The highest decision-making body of the Entity is the Governing Board and the CEO. Currently the CEO is Vanessa Servera Planas. In 2022, the ICF Group provided freelancers, businesses and organisations with €663 million in funding. The financing awarded by the ICF Group in 2022 helped to maintain and/or create over to 25700 jobs. As in previous years, 90% of the loans went to SMEs.

== Business model==
ICF's main objective is to foster the Catalan economy by supporting the country's business base, in particular SMEs and self-employed, complementing the role of the private financial sector. ICF finances projects via loans, guarantees and venture capital investments, among others.

- Loans for companies: loans to fund projects of investment and/or current capital for SMEs, self-employed, companies and institutions.
- Guarantees: providing guarantees for bank loans in order to improve the credit access and conditions for the companies.
- Venture capital investments and participative loans: impulse, manage and participate in venture capital instruments in order to support the creation and growth of companies.

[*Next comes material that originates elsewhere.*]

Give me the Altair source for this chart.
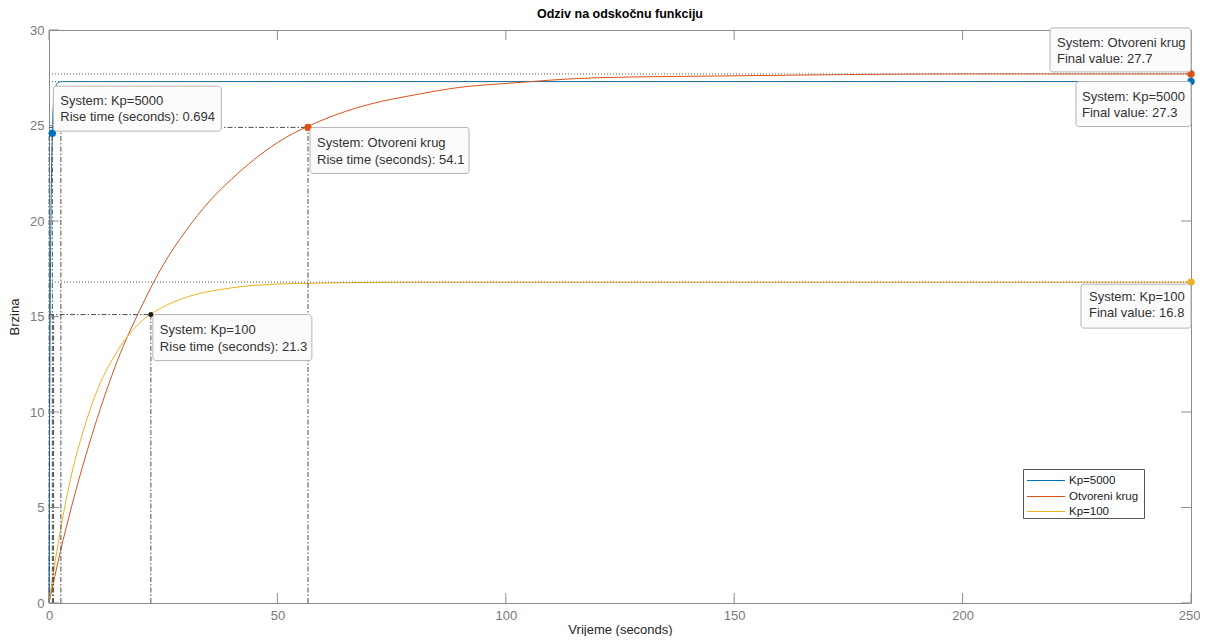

== Grup ICF subsidiaries==
The ICF Group includes two subsidiaries: IFEM (Financial Instruments for Innovative Companies) and ICF Capital.
- IFEM manages European funds addressed to funding companies of new creation and/or in their initial phases.
- ICF Capital (Managing Society of Entities of Venture Capital), manages, promotes and advises venture capital funds and firms that invest in Catalan companies. The ICF manages through ICF Capital three funds of its own: ICF Capital Expansió II, ICF Venture Tech II, and BCN Emprèn.
Apart from ICF's two wholly owned subsidiaries, the institute also has a stake (alongside other financial institutions and businesses) in Avalis de Catalunya, SGR. Avalis is a reciprocal guarantee company, a public-private venture set up by the Catalan Government in 2003, which provides access to credit by SMEs and self-employed by providing technical and economical guarantees for banks.